A new World Bank report predicts that Nigeria’s current economic recession will end in 2017. A statement released by the bank on Wednesday in its January 2017 Global Economic Prospects report said Nigeria can expect to eventually claw its way out of its worst recession in decades by gaining a modest 1 percent growth in GDP. The report also forecasts economic activity in sub-Saharan Africa to witness a 2.9 percent growth as the region adjusts to lower commodity prices on the international market.
“Growth in South Africa is expected to edge up to a 1.1 percent pace this year. Nigeria is forecast to rebound from the recession and grow at a 1 percent pace. Angola is projected to expand at a 1.2 percent pace.” the report reads.
“Sub-Saharan African growth is expected to pick up modestly to 2.9 percent in 2017 as the region continues to adjust to lower commodity prices.
Growth in South Africa and oil exporters is expected to be weaker, while growth in economies that are not natural-resource intensive should remain robust.”
Last August, Nigeria announced that it was in a recession after suffering a successive quarter of negative growth.
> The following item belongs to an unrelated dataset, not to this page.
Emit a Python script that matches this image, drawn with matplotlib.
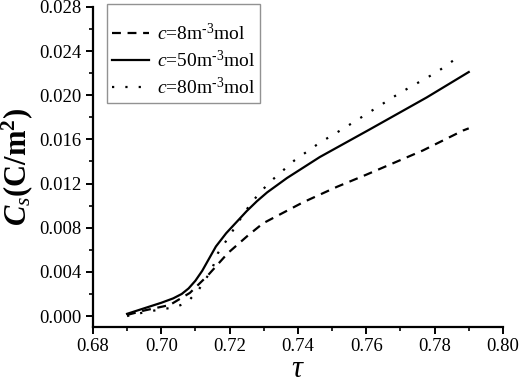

Figures from the country’s Bureau of Statistics show that the Nigerian economy contracted by 2.06 percent in the second quarter of 2016, sliding further from a negative growth of 0.36 percent experienced in the first quarter of the year, resulting in two successive quarters of negative economic growth
The World Bank report also says commodity exporters and developing economies will expand by 2.3 percent in 2017, powered by the recovery of emerging economies like Brazil and Russia after 2016’s abysmal growth of 0.3 percent.
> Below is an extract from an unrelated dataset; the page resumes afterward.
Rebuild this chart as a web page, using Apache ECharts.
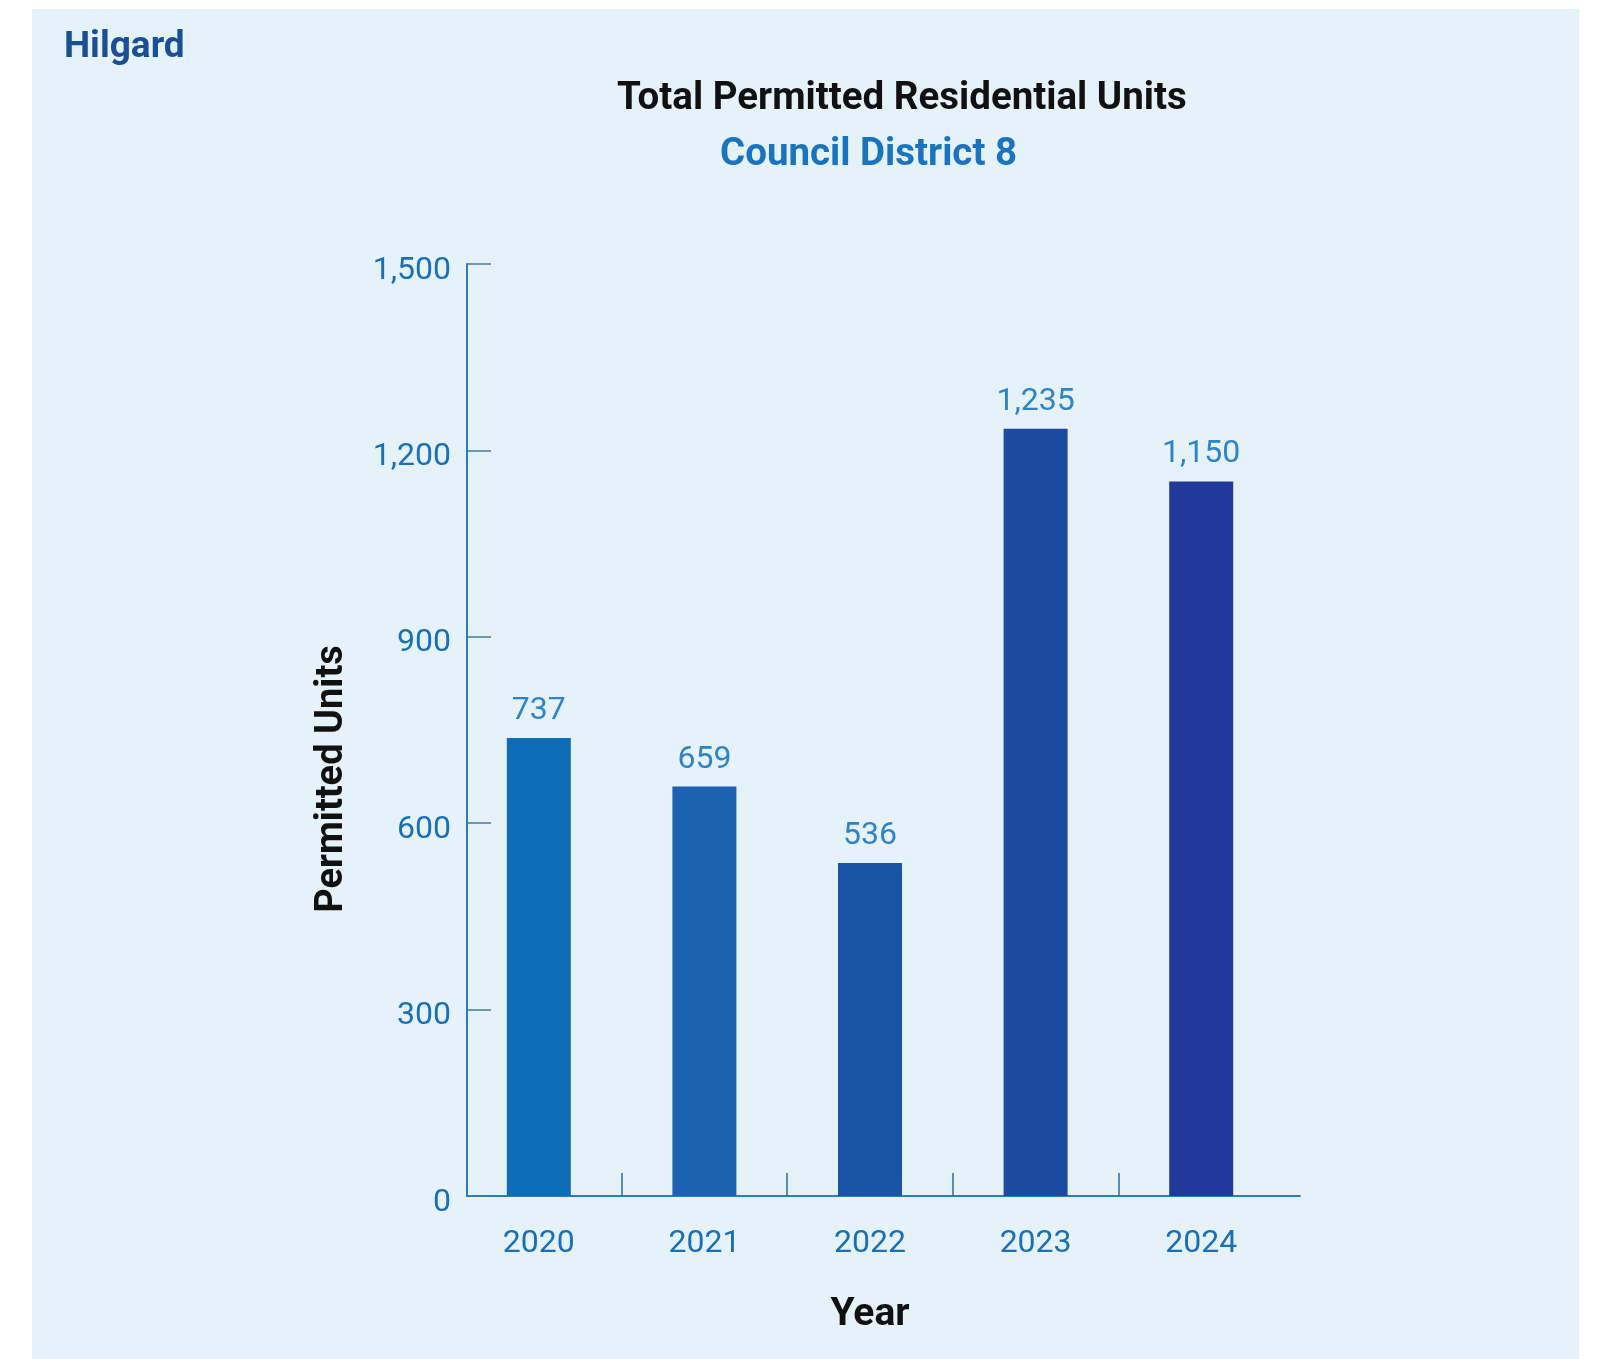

The bank predicts that growth in emerging markets and developing economies as a whole should rise to 4.2 percent this year from 3.4 percent in the year just ended, amid modestly rising commodity prices.
Nigeria is one of several petroleum producing countries around the world that has seen its economies suffer from the slump in crude oil prices. The export of Petroleum products accounts for about 90 percent of Nigeria’s total export revenue. Crude oil prices have crashed from its 2014 peak of about $122 per barrel and now hover at less than $50 per barrel.